## The exercise
Restate the whole listing word for word. Pictures are left out.
+-------+
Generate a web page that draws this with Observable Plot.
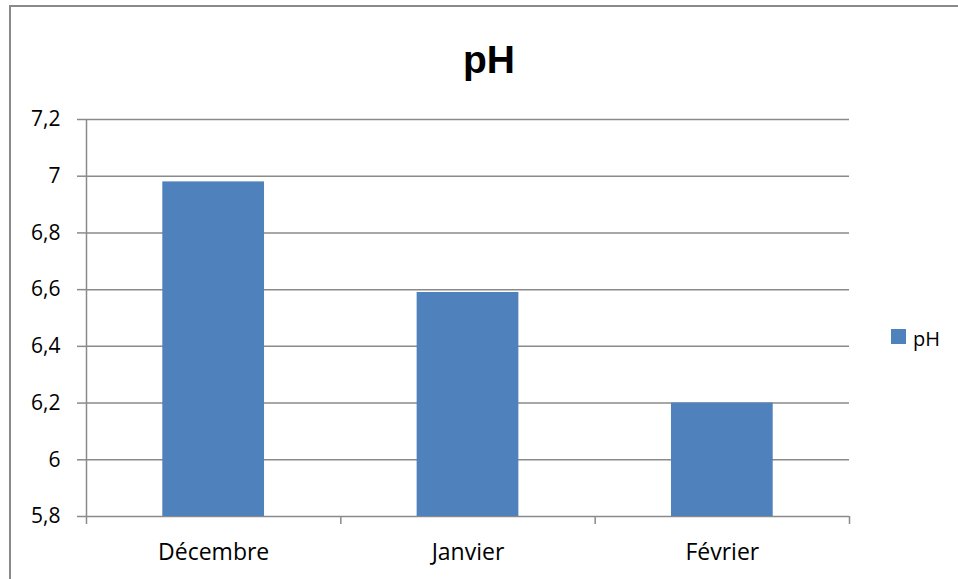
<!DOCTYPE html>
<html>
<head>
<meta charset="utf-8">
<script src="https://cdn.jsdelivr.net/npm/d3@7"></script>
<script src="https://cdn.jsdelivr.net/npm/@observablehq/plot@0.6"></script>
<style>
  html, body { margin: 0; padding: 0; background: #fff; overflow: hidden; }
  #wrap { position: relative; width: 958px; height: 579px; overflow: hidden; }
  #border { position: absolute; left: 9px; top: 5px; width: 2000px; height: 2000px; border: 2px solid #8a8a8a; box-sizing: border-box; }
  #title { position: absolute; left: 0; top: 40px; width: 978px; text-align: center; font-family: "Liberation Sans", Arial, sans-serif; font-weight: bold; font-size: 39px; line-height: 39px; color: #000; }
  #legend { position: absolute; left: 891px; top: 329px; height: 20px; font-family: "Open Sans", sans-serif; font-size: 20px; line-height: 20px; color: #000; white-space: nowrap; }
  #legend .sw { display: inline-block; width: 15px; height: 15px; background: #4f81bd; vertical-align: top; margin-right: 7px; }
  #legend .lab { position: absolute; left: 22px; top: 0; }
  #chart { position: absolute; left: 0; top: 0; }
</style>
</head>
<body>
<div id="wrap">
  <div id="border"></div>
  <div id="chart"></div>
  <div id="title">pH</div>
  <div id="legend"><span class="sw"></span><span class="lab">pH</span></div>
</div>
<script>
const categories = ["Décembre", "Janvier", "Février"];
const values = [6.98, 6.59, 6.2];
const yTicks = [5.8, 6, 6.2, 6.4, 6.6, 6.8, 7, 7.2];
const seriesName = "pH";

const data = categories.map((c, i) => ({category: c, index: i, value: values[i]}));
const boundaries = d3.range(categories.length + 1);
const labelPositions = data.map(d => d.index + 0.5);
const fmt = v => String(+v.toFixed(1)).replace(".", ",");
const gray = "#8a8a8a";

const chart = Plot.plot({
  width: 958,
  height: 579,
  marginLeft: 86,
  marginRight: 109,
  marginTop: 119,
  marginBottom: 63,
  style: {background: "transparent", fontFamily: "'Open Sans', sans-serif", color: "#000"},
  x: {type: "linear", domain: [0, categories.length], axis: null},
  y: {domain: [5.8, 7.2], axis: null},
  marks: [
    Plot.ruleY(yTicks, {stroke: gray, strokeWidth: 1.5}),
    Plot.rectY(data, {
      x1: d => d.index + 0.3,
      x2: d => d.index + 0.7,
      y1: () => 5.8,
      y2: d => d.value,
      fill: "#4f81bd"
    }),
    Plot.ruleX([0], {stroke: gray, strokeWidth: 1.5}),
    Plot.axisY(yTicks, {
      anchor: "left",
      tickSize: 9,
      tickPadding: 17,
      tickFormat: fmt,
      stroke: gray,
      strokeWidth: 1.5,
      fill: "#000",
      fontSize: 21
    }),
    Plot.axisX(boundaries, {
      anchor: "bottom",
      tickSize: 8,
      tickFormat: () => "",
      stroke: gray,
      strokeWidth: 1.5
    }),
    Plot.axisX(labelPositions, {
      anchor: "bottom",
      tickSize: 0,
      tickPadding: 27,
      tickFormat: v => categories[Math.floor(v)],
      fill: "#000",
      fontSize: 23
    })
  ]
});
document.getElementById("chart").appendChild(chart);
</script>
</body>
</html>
+-------+
## Exercise response
Generate a web page that draws this with Observable Plot.
<!DOCTYPE html>
<html>
<head>
<meta charset="utf-8">
<script src="https://cdn.jsdelivr.net/npm/d3@7"></script>
<script src="https://cdn.jsdelivr.net/npm/@observablehq/plot@0.6"></script>
<style>
  html, body { margin: 0; padding: 0; background: #fff; overflow: hidden; }
  #wrap { position: relative; width: 958px; height: 579px; overflow: hidden; }
  #border { position: absolute; left: 9px; top: 5px; width: 2000px; height: 2000px; border: 2px solid #8a8a8a; box-sizing: border-box; }
  #title { position: absolute; left: 0; top: 40px; width: 978px; text-align: center; font-family: "Liberation Sans", Arial, sans-serif; font-weight: bold; font-size: 39px; line-height: 39px; color: #000; }
  #legend { position: absolute; left: 891px; top: 329px; height: 20px; font-family: "Open Sans", sans-serif; font-size: 20px; line-height: 20px; color: #000; white-space: nowrap; }
  #legend .sw { display: inline-block; width: 15px; height: 15px; background: #4f81bd; vertical-align: top; margin-right: 7px; }
  #legend .lab { position: absolute; left: 22px; top: 0; }
  #chart { position: absolute; left: 0; top: 0; }
</style>
</head>
<body>
<div id="wrap">
  <div id="border"></div>
  <div id="chart"></div>
  <div id="title">pH</div>
  <div id="legend"><span class="sw"></span><span class="lab">pH</span></div>
</div>
<script>
const categories = ["Décembre", "Janvier", "Février"];
const values = [6.98, 6.59, 6.2];
const yTicks = [5.8, 6, 6.2, 6.4, 6.6, 6.8, 7, 7.2];
const seriesName = "pH";

const data = categories.map((c, i) => ({category: c, index: i, value: values[i]}));
const boundaries = d3.range(categories.length + 1);
const labelPositions = data.map(d => d.index + 0.5);
const fmt = v => String(+v.toFixed(1)).replace(".", ",");
const gray = "#8a8a8a";

const chart = Plot.plot({
  width: 958,
  height: 579,
  marginLeft: 86,
  marginRight: 109,
  marginTop: 119,
  marginBottom: 63,
  style: {background: "transparent", fontFamily: "'Open Sans', sans-serif", color: "#000"},
  x: {type: "linear", domain: [0, categories.length], axis: null},
  y: {domain: [5.8, 7.2], axis: null},
  marks: [
    Plot.ruleY(yTicks, {stroke: gray, strokeWidth: 1.5}),
    Plot.rectY(data, {
      x1: d => d.index + 0.3,
      x2: d => d.index + 0.7,
      y1: () => 5.8,
      y2: d => d.value,
      fill: "#4f81bd"
    }),
    Plot.ruleX([0], {stroke: gray, strokeWidth: 1.5}),
    Plot.axisY(yTicks, {
      anchor: "left",
      tickSize: 9,
      tickPadding: 17,
      tickFormat: fmt,
      stroke: gray,
      strokeWidth: 1.5,
      fill: "#000",
      fontSize: 21
    }),
    Plot.axisX(boundaries, {
      anchor: "bottom",
      tickSize: 8,
      tickFormat: () => "",
      stroke: gray,
      strokeWidth: 1.5
    }),
    Plot.axisX(labelPositions, {
      anchor: "bottom",
      tickSize: 0,
      tickPadding: 27,
      tickFormat: v => categories[Math.floor(v)],
      fill: "#000",
      fontSize: 23
    })
  ]
});
document.getElementById("chart").appendChild(chart);
</script>
</body>
</html>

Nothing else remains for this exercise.